Specifically, the CFAA keeps researchers from understanding how algorithms work. As an example, Julia Angwin’s recent work on recidivism modeling, which I blogged about here, was likely a violation of the CFAA:
A more general case has been made for CFAA reform in this 2014 paper, Auditing Algorithms: Research Methods for Detecting Discrimination on Internet Platforms, written by Christian Sandvig, Kevin Hamilton, Karrie Karahalios, and Cedric Langbort.
They make the case that discrimination audits – wherein you send a bunch of black people and then white people to, say, try to rent an apartment from Donald Trump’s real estate company in 1972 – have clearly violated standard ethical guidelines (by wasting people’s time and not letting them in on the fact that they’re involved in a study), but since they represent a clear public good, such guidelines should have have been set aside.
Similarly, we are technically treating employers unethically when we have fake (but similar) resumes from whites and blacks sent to them to see who gets an interview, but the point we’ve set out to prove is important enough to warrant such behavior.
Their argument for CFAA reform is a direct expansion of the aforementioned examples:
Indeed, the movement of unjust face-to-face discrimination into computer algorithms appears to have the net effect of protecting the wicked. As we have pointed out, algorithmic discrimination may be much more opaque and hard to detect than earlier forms of discrimination, while at the same time one important mode of monitoring—the audit study—has been circumscribed. Employing the “traditional” design of an audit study but doing so via computer would now waste far fewer resources in order to find discrimination. In fact, it is difficult to imagine that a major internet platform would even register a large amount of auditing by researchers. Although the impact of this auditing might now be undetectable, the CFAA treats computer processor time as and a provider’s “authorization” as far more precious than the minutes researchers have stolen from honest landlords and employers over the last few decades. This appears to be fundamentally misguided.

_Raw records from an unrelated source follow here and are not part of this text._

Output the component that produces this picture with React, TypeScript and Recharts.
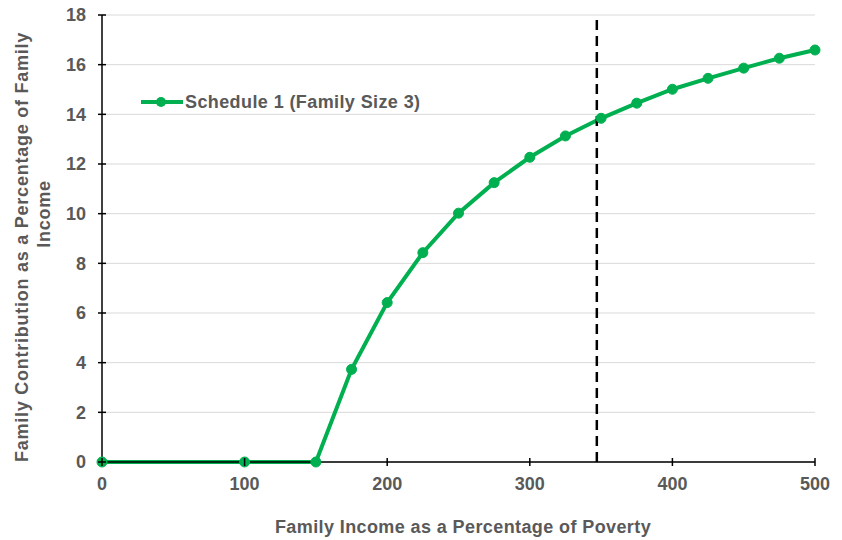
import {
  CartesianGrid,
  Legend,
  Line,
  LineChart,
  ReferenceLine,
  XAxis,
  YAxis,
} from 'recharts'

const incomePct = [0, 100, 150, 175, 200, 225, 250, 275, 300, 325, 350, 375, 400, 425, 450, 475, 500]
const contributionPct = [0, 0, 0, 3.73, 6.42, 8.43, 10.02, 11.25, 12.27, 13.13, 13.84, 14.45, 15.01, 15.45, 15.86, 16.26, 16.59]
const xTicks = [0, 100, 200, 300, 400, 500]
const yTicks = [0, 2, 4, 6, 8, 10, 12, 14, 16, 18]
const cutoffPct = 347
const seriesName = 'Schedule 1 (Family Size 3)'

const data = incomePct.map((income, i) => ({ income, contribution: contributionPct[i] }))

const FONT = '"Liberation Sans", Arial, sans-serif'
const TEXT = '#595959'
const GREEN = '#00b050'

function XTick({ x, y, payload }: any) {
  return (
    <g>
      <line x1={x} x2={x} y1={y - 4} y2={y + 4} stroke="#000" strokeWidth={1.5} />
      <text x={x} y={y + 28} textAnchor="middle" fill={TEXT} fontFamily={FONT} fontWeight="bold" fontSize={18}>
        {payload.value}
      </text>
    </g>
  )
}

function YTick({ x, y, payload }: any) {
  return (
    <g>
      <line x1={x - 4} x2={x + 4} y1={y} y2={y} stroke="#000" strokeWidth={1.5} />
      <text x={x - 16} y={y} dy="0.36em" textAnchor="end" fill={TEXT} fontFamily={FONT} fontWeight="bold" fontSize={18}>
        {payload.value}
      </text>
    </g>
  )
}

function LegendBox() {
  return (
    <div style={{ display: 'flex', alignItems: 'center', fontFamily: FONT, fontWeight: 'bold', fontSize: 18, color: TEXT, lineHeight: '20px', whiteSpace: 'nowrap' }}>
      <svg width={43} height={12}>
        <line x1={0} x2={42} y1={6} y2={6} stroke={GREEN} strokeWidth={4} />
        <circle cx={20} cy={6} r={5} fill={GREEN} />
      </svg>
      <span style={{ marginLeft: 1, letterSpacing: 0.4 }}>{seriesName}</span>
    </div>
  )
}

export default function App() {
  return (
    <div style={{ position: 'absolute', left: 0, top: 0, width: 842, height: 540, background: '#fff' }}>
      <LineChart width={842} height={540} data={data} margin={{ top: 15, right: 27, left: 0, bottom: 0 }}>
        <CartesianGrid vertical={false} stroke="#d9d9d9" strokeWidth={1} />
        <XAxis
          dataKey="income"
          type="number"
          domain={[0, 500]}
          ticks={xTicks}
          height={78}
          tickSize={0}
          tickMargin={0}
          tickLine={false}
          axisLine={{ stroke: '#000', strokeWidth: 1.5 }}
          tick={<XTick />}
          label={{
            content: () => (
              <text x={463} y={533} textAnchor="middle" fill={TEXT} fontFamily={FONT} fontWeight="bold" fontSize={18} letterSpacing={0.4}>
                Family Income as a Percentage of Poverty
              </text>
            ),
          }}
        />
        <YAxis
          type="number"
          domain={[0, 18]}
          ticks={yTicks}
          width={102}
          tickSize={0}
          tickMargin={0}
          tickLine={false}
          axisLine={{ stroke: '#000', strokeWidth: 1.5 }}
          tick={<YTick />}
          label={{
            content: () => (
              <g fill={TEXT} fontFamily={FONT} fontWeight="bold" fontSize={18}>
                <text transform="translate(28,247) rotate(-90)" textAnchor="middle" letterSpacing={0.75}>
                  Family Contribution as a Percentage of Family
                </text>
                <text transform="translate(50,214) rotate(-90)" textAnchor="middle" letterSpacing={0.75}>
                  Income
                </text>
              </g>
            ),
          }}
        />
        <Legend
          layout="vertical"
          align="center"
          verticalAlign="middle"
          content={<LegendBox />}
          wrapperStyle={{ left: 141, top: 92, width: 'auto' }}
        />
        <Line
          type="linear"
          dataKey="contribution"
          name={seriesName}
          stroke={GREEN}
          strokeWidth={4}
          dot={{ r: 5, fill: GREEN, stroke: GREEN, strokeWidth: 1 }}
          activeDot={false}
          isAnimationActive={false}
        />
        <ReferenceLine x={cutoffPct} stroke="#000" strokeWidth={2.5} strokeDasharray="10 6" />
      </LineChart>
    </div>
  )
}
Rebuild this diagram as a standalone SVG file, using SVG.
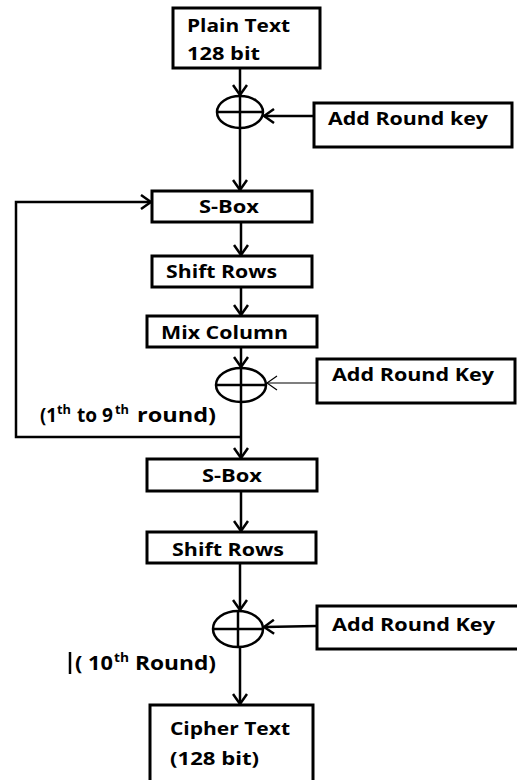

As a consequence, we advocate for a reconceptualization of accountability on Internet platforms. Rather than regulating for transparency or misbehavior, we find this situation argues for “regulation toward auditability.” In our terms, this means both minor, practical suggestions as well as larger shifts in thinking. For example, it implies the reform of the CFAA to allow for auditing exceptions that are in the public interest. It implies revised scholarly association guidelines that subject corporate rules like the terms of service to the same cost-benefit analysis that the Belmont Report requires for the conduct of ethical research—this would acknowledge that there may be many instances where ethical researchers should disobey a platform provider’s stated wishes.